POJ 2955：Brackets（区间DP）

题目

We give the following inductive definition of a “regular brackets” sequence:

• the empty sequence is a regular brackets sequence,
• if s is a regular brackets sequence, then (s) and [s] are regular brackets sequences, and
• if a and b are regular brackets sequences, then ab is a regular brackets sequence.
• no other sequence is a regular brackets sequence

For instance, all of the following character sequences are regular brackets sequences:

(), [], (()), ()[], ()[()]

while the following character sequences are not:

(, ], )(, ([)], ([(]

Given a brackets sequence of characters a1a2 … an, your goal is to find the length of the longest regular brackets sequence that is a subsequence of s. That is, you wish to find the largest m such that for indices i1, i2, …, im where 1 ≤ i1 < i2 < … < im ≤ n, ai1ai2 … aim is a regular brackets sequence.
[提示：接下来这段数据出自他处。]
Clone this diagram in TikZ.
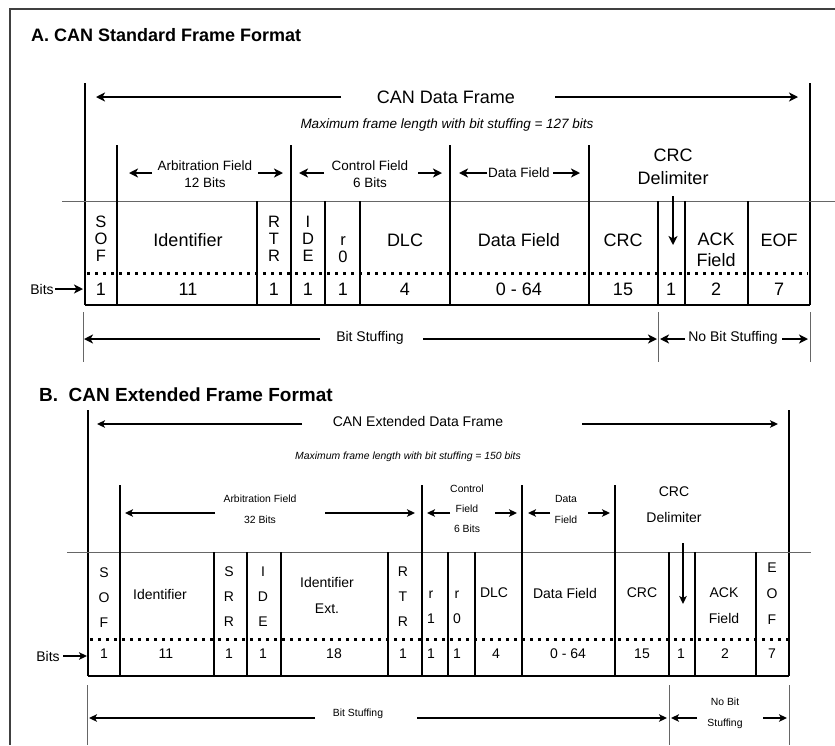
\documentclass[tikz,border=0pt]{standalone}
\usepackage{fontspec}
\setmainfont{Liberation Sans}
\usetikzlibrary{arrows.meta}
\newcommand{\fsz}[2]{\fontsize{#1}{#2}\selectfont}

\begin{document}
\begin{tikzpicture}[x=1pt,y=-1pt,
  every node/.style={inner sep=0pt,align=center},
  arr/.style={-{Stealth[length=9pt,width=9pt,inset=2.5pt]},line width=1.8pt},
  arrb/.style={-{Stealth[length=8pt,width=7.5pt,inset=2pt]},line width=1.4pt},
  cella/.style={line width=2pt},
  cellb/.style={line width=1.5pt},
  gray/.style={draw=black!60,line width=1pt},
  dots/.style={line width=3pt,dash pattern=on 3pt off 5pt},
  biga/.style={font=\fsz{18}{21}},
  stacka/.style={font=\fsz{16.5}{17}},
  smalla/.style={font=\fsz{13.5}{17}},
  bigb/.style={font=\fsz{14}{26}},
  stackb/.style={font=\fsz{14}{25}},
  smallb/.style={font=\fsz{10.4}{21}}]
\useasboundingbox (0,0) rectangle (835,745);
\draw[draw=black!75,line width=1.4pt] (835,9) -- (10,9) -- (10,745);

% ---------- A. standard frame
\node[font=\bfseries\fsz{18}{20},anchor=west] (atitle) at (31,35) {A. CAN Standard Frame Format};
\node[biga] (aframe) at (446,97) {CAN Data Frame};
\node[font=\itshape\fsz{13.5}{16}] (amax) at (447,125) {Maximum frame length with bit stuffing = 127 bits};
\node[smalla] (aarb) at (205,174) {Arbitration Field\\12 Bits};
\node[smalla] (actl) at (370,174) {Control Field\\6 Bits};
\node[smalla] (adat) at (519,173) {Data Field};
\node[font=\fsz{18}{23}] (acrc) at (673,167) {CRC\\Delimiter};

\coordinate (aL) at (85,83); \coordinate (aR) at (810,83);
\draw[cella] (aL) -- (85,305) (aR) -- (810,305);
\foreach \x in {117,291,450,589} \draw[cella] (\x,145) -- (\x,201);
\draw[gray] (62,201) -- (835,201);
\foreach \x in {117,257,291,325,360,450,589,658,685,748} \draw[cella] (\x,201) -- (\x,305);
\draw[cella] (85,305) -- (810,305);
\draw[dots] (87,273) -- (808,273);

\draw[arr] (341,97) -- (96,97);
\draw[arr] (555,97) -- (798,97);
\draw[arr] (152,173) -- (129,173);
\draw[arr] (258,173) -- (283,173);
\draw[arr] (324,173) -- (299,173);
\draw[arr] (418,173) -- (442,173);
\draw[arr] (487,173) -- (459,173);
\draw[arr] (553,173) -- (580,173);
\draw[arr] (673,196) -- (673,245);

\node[stacka] (asof) at (101,239) {S\\O\\F};
\node[biga] (aid) at (188,240) {Identifier};
\node[stacka] (artr) at (274,239) {R\\T\\R};
\node[stacka] (aide) at (308,239) {I\\D\\E};
\node[stacka] (ar0) at (343,250) {r\\0};
\node[biga] (adlc) at (405,240) {DLC};
\node[biga] (adf) at (519,240) {Data Field};
\node[biga] (acrcf) at (623,240) {CRC};
\node[biga] (aack) at (716,250) {ACK\\Field};
\node[biga] (aeof) at (779,240) {EOF};
\foreach \x/\n in {101/1,188/11,274/1,308/1,343/1,405/4,519/0 - 64,623/15,671/1,716/2,779/7}
  \node[biga] at (\x,289) {\n};
\node[font=\fsz{14}{16}] (abits) at (42,289) {Bits};
\draw[arr] (55,289) -- (83,289);

\foreach \x in {83,658,810} \draw[gray] (\x,312) -- (\x,362);
\node[font=\fsz{14}{16}] (astuff) at (370,338) {Bit Stuffing};
\node[font=\fsz{14}{16}] (anostuff) at (733,338) {No Bit Stuffing};
\draw[arr] (320,339) -- (84,339);
\draw[arr] (423,339) -- (657,339);
\draw[arr] (685,339) -- (660,339);
\draw[arr] (782,339) -- (808,339);

% ---------- B. extended frame
\node[font=\bfseries\fsz{19}{21},anchor=west] (btitle) at (39,395) {B.\ \ CAN Extended Frame Format};
\node[font=\fsz{14}{16}] (bframe) at (418,421) {CAN Extended Data Frame};
\node[font=\itshape\fsz{10.4}{12}] (bmax) at (408,457) {Maximum frame length with bit stuffing = 150 bits};
\node[smallb] (barb) at (260,509) {Arbitration Field\\32 Bits};
\node[font=\fsz{10.4}{20}] (bctl) at (467,509) {Control\\Field\\6 Bits};
\node[smallb] (bdat) at (566,509) {Data\\Field};
\node[bigb] (bcrc) at (674,505) {CRC\\Delimiter};

\coordinate (bL) at (88,410); \coordinate (bR) at (789,410);
\draw[cellb] (bL) -- (88,676) (bR) -- (789,676);
\foreach \x in {120,422,522,615} \draw[cellb] (\x,485) -- (\x,552);
\draw[gray] (67,552) -- (811,552);
\foreach \x in {120,214,247,281,388,422,448,475,522,615,669,695,756} \draw[cellb] (\x,552) -- (\x,676);
\draw[cellb] (88,676) -- (789,676);
\draw[dots] (90,639) -- (788,639);

\draw[arrb] (302,424) -- (97,424);
\draw[arrb] (582,424) -- (778,424);
\draw[arrb] (215,513) -- (125,513);
\draw[arrb] (325,513) -- (415,513);
\draw[arrb] (450,513) -- (427,513);
\draw[arrb] (495,513) -- (517,513);
\draw[arrb] (550,513) -- (528,513);
\draw[arrb] (588,513) -- (610,513);
\draw[arrb] (683,543) -- (683,604);

\node[stackb] (bsof) at (104,598) {S\\O\\F};
\node[bigb] (bid) at (160,594) {Identifier};
\node[stackb] (bsrr) at (229,597) {S\\R\\R};
\node[stackb] (bide) at (263,597) {I\\D\\E};
\node[bigb] (bidx) at (327,595) {Identifier\\Ext.};
\node[stackb] (brtr) at (403,597) {R\\T\\R};
\node[stackb] (br1) at (431,607) {r\\1};
\node[stackb] (br0) at (457,607) {r\\0};
\node[bigb] (bdlc) at (494,593) {DLC};
\node[bigb] (bdf) at (565,593) {Data Field};
\node[bigb] (bcrcf) at (642,593) {CRC};
\node[bigb] (back) at (724,606) {ACK\\Field};
\node[font=\fsz{14}{26}] (beof) at (772,594) {E\\O\\F};
\foreach \x/\n in {104/1,166/11,229/1,263/1,334/18,403/1,431/1,457/1,496/4,568/0 - 64,642/15,681/1,725/2,772/7}
  \node[bigb] at (\x,654) {\n};
\node[font=\fsz{14}{16}] (bbits) at (48,656) {Bits};
\draw[arrb] (63,656) -- (87,656);

\foreach \x in {87,669,789} \draw[gray] (\x,685) -- (\x,745);
\node[smallb] (bstuff) at (358,714) {Bit Stuffing};
\node[smallb] (bnostuff) at (725,713) {No Bit\\Stuffing};
\draw[arrb] (315,718) -- (89,718);
\draw[arrb] (417,718) -- (667,718);
\draw[arrb] (697,718) -- (671,718);
\draw[arrb] (763,718) -- (787,718);
\end{tikzpicture}
\end{document}
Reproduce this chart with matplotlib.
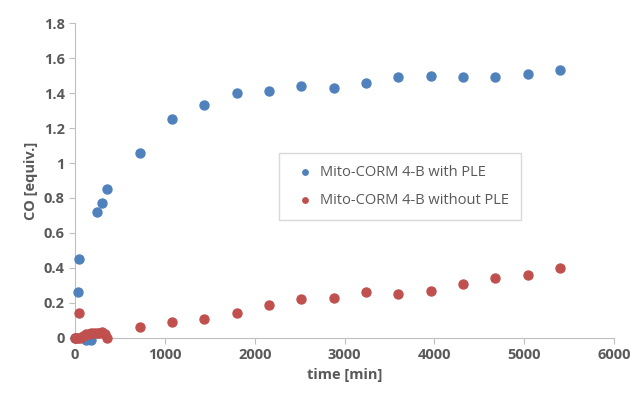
import matplotlib.pyplot as plt

# data
t_with = [0, 30, 45, 120, 180, 240, 300, 360, 720, 1080, 1440, 1800, 2160,
          2520, 2880, 3240, 3600, 3960, 4320, 4680, 5040, 5400]
co_with = [0.0, 0.26, 0.45, -0.01, -0.01, 0.72, 0.77, 0.85, 1.06, 1.25, 1.33,
           1.40, 1.41, 1.44, 1.43, 1.46, 1.49, 1.50, 1.49, 1.49, 1.51, 1.53]

t_without = [0, 15, 30, 45, 60, 90, 120, 150, 180, 210, 240, 270, 300, 330,
             360, 720, 1080, 1440, 1800, 2160, 2520, 2880, 3240, 3600, 3960,
             4320, 4680, 5040, 5400]
co_without = [0.0, 0.0, 0.0, 0.14, 0.0, 0.01, 0.02, 0.025, 0.03, 0.03, 0.03,
              0.03, 0.035, 0.02, 0.0, 0.06, 0.09, 0.11, 0.14, 0.19, 0.22,
              0.23, 0.26, 0.25, 0.27, 0.31, 0.34, 0.36, 0.40]

plt.rcParams['font.family'] = ['Open Sans', 'DejaVu Sans']
grey = '#595959'

fig = plt.figure(figsize=(6.31, 3.98), dpi=100)
ax = fig.add_axes([0.119, 0.151, 0.854, 0.791])

ax.scatter(t_with, co_with, s=42, color='#4F81BD', zorder=3,
           label='Mito-CORM 4-B with PLE')
ax.scatter(t_without, co_without, s=42, color='#C0504D', zorder=4,
           label='Mito-CORM 4-B without PLE')

ax.set_xlim(0, 6000)
ax.set_ylim(0, 1.8)
ax.set_xticks(range(0, 6001, 1000))
ax.set_yticks([0, 0.2, 0.4, 0.6, 0.8, 1, 1.2, 1.4, 1.6, 1.8])
ax.set_yticklabels(['0', '0.2', '0.4', '0.6', '0.8', '1', '1.2', '1.4', '1.6', '1.8'])

for s in ['top', 'right']:
    ax.spines[s].set_visible(False)
for s in ['left', 'bottom']:
    ax.spines[s].set_color('#BFBFBF')
ax.tick_params(colors='#BFBFBF', labelcolor=grey, labelsize=10.5, length=4)
for lab in ax.get_xticklabels() + ax.get_yticklabels():
    lab.set_fontweight('bold')

ax.set_xlabel('time [min]', fontsize=10.5, fontweight='bold', color=grey)
ax.set_ylabel('CO [equiv.]', fontsize=10.5, fontweight='bold', color=grey)

leg = ax.legend(loc='upper left', bbox_to_anchor=(0.365, 0.61), fontsize=10.5,
                handletextpad=0.0, markerscale=0.6, borderpad=0.8,
                labelspacing=0.9, fancybox=False, framealpha=1)
leg.get_frame().set_edgecolor('#D9D9D9')
for txt in leg.get_texts():
    txt.set_color(grey)

for sp in ax.spines.values():
    sp.set_clip_on(False)
for c in ax.collections:
    c.set_clip_on(False)

plt.savefig('out.png', dpi=100)
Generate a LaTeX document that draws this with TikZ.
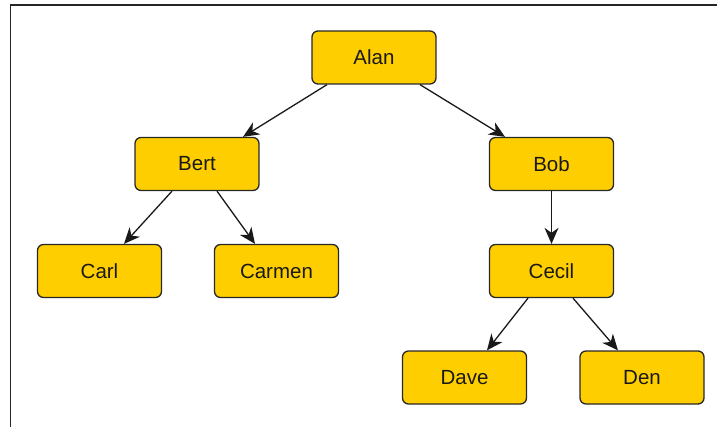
\documentclass[tikz,border=0pt]{standalone}
\usepackage{fontspec}
\setmainfont{Liberation Sans}
\usetikzlibrary{arrows.meta}
\definecolor{boxfill}{RGB}{255,206,0}
\definecolor{boxline}{RGB}{40,40,40}
\tikzset{
  person/.style={draw=boxline, fill=boxfill, line width=1.3pt, rounded corners=6pt,
    minimum width=124pt, minimum height=53pt, inner sep=0pt,
    font=\fontsize{20.5}{24}\selectfont, text=black!90},
  link/.style={-{Stealth[length=16pt,width=14pt,inset=5pt]}, line width=1.3pt, draw=black!90},
  frameline/.style={line width=1.5pt, draw=black!85}
}
\begin{document}
\begin{tikzpicture}[x=1pt,y=-1pt]
\useasboundingbox (0,0) rectangle (717,427);
\coordinate (fA) at (10.5,427);
\coordinate (fB) at (10.5,5);
\coordinate (fC) at (717,5);
\draw[frameline] (fA) -- (fB) -- (fC);
\node[person] (alan) at (374,57.5) {Alan};
\node[person] (bert) at (197,164) {Bert};
\node[person] (bob) at (551.5,164) {Bob};
\node[person] (carl) at (99.5,271) {Carl};
\node[person] (carmen) at (276.5,271) {Carmen};
\node[person] (cecil) at (551.5,271) {Cecil};
\node[person] (dave) at (464.5,377.5) {Dave};
\node[person] (den) at (642,377.5) {Den};
\draw[link] ([xshift=-47pt]alan.south) -- ([xshift=46pt]bert.north);
\draw[link] ([xshift=46pt]alan.south) -- ([xshift=-46.5pt]bob.north);
\draw[link] ([xshift=-25pt]bert.south) -- ([xshift=24.5pt]carl.north);
\draw[link] ([xshift=20pt]bert.south) -- ([xshift=-21.5pt]carmen.north);
\draw[link] (bob.south) -- (cecil.north);
\draw[link] ([xshift=-23.5pt]cecil.south) -- ([xshift=22.5pt]dave.north);
\draw[link] ([xshift=21.5pt]cecil.south) -- ([xshift=-24pt]den.north);
\end{tikzpicture}
\end{document}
Given the initial sequence ([([]])], the longest regular brackets subsequence is [([])].

Input

The input test file will contain multiple test cases. Each input test case consists of a single line containing only the characters (, ), [, and ]; each input test will have length between 1 and 100, inclusive. The end-of-file is marked by a line containing the word “end” and should not be processed.

Output

For each input case, the program should print the length of the longest possible regular brackets subsequence on a single line.

Sample

Input	Output
((())) ()()() ([]]) )[)( ([][][) end	6 6 4 0 6

题目大意 ： 给你一个字符串，找最大能凑成对的括号序列

思路 ： 区间dp

状态表示   f[i,j]    表示从i到j的区间里合法的成对的括号序列长度

属性  ： 最大值

状态计算  ： 

1 . 当第i个  和第j个匹对时 ，让 f[i,j] = f[i+1,j-1] +2；

如果不匹对    f[i,j] = f[i+1,j-1]

2  ，但是不能保证上方操作就是最大值 ，在i，j 区间里，找怎么合并取最大最大值，

代码如下

#include<iostream>
#include<cstring>
using namespace std;
const int N=111;
int f[N][N];
struct node  // 记录当前的符号 
{
	bool n1,n2,m1,m2;
}a[N];
string s;

int main()
{
	while(cin>>s)
	{
		memset(a,0,sizeof a);
		if(s=="end") break;
		
		int n=s.size();
		for(int i=0;i<n;i++)
		{
			if(s[i]=='[') a[i+1].m1=true;
			if(s[i]==']') a[i+1].m2=true;
			if(s[i]=='(') a[i+1].n1=true;
			if(s[i]==')') a[i+1].n2=true;
		}
		memset(f,0,sizeof f);    //  初始化 
		for(int len=2;len<=n;len++)
		{
			for(int l=1;l<=n-len+1;l++)
			{
				int r=len+l-1;
				if((a[l].m1 && a[r].m2 )||( a[l].n1 && a[r].n2))  //  如果匹对成功 
				{
					f[l][r]=f[l+1][r-1]+2;
				}
				else f[l][r]=f[l+1][r-1];
				
				for(int k=l;k<r;k++)  //  在区间中找最大值 
				{
					f[l][r]=max(f[l][r],f[l][k]+f[k+1][r]);
				}
			}
		}
		cout<<f[1][n]<<endl;
	}
	
	
	return 0;
}